The fund aims to generate a return that exceeds the cash deposit rate while minimising downside risk.

Markov Balanced Fund

The Fund aims to deliver superior risk-adjusted returns targeting CPI + 5% per annum (after fees), through active, diversified, and data-enhanced portfolio construction — with an emphasis on capital preservation and consistent real growth.

Investment Strategy

A multi-strategy, AI-assisted approach combining systematic asset-allocation signals from Hidden Markov Models with fundamental analysis and ESG integration. The Fund seeks to generate CPI + 3–6% returns above cash (after fees) across market cycles, allocating dynamically across equities, bonds, property, and global assets to optimise return asymmetry and mitigate downside risk.

Investment Policy

The Fund targets CPI + 5% over time while aiming to minimise absolute loss. It uses an AI- and machine-learning–enhanced investment process to allocate across cash, fixed income, listed property and equities, both locally and globally. The portfolio may invest in listed and unlisted instruments, as well as collective investment schemes and ETFs, including offshore exposures where regulatory standards are appropriate. Derivatives may be used for efficient portfolio management and risk mitigation.
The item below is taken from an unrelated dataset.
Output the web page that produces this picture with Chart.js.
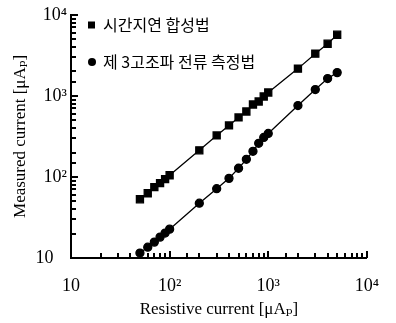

The Fund is managed in accordance with Regulation 28 of the Pension Funds Act. Asset allocation may be varied in response to market conditions, and the manager reserves the right to close and reopen the Fund to new investors to protect mandate integrity.

Risk Profile

Moderate-Aggressive / Medium-High

Generally, these portfolios hold more equity exposure than lower risk profiled portfolios, which means they tend to carry more volatility. Expected potential long-term returns could be higher than other risk profiles, but potential losses of capital could also be higher.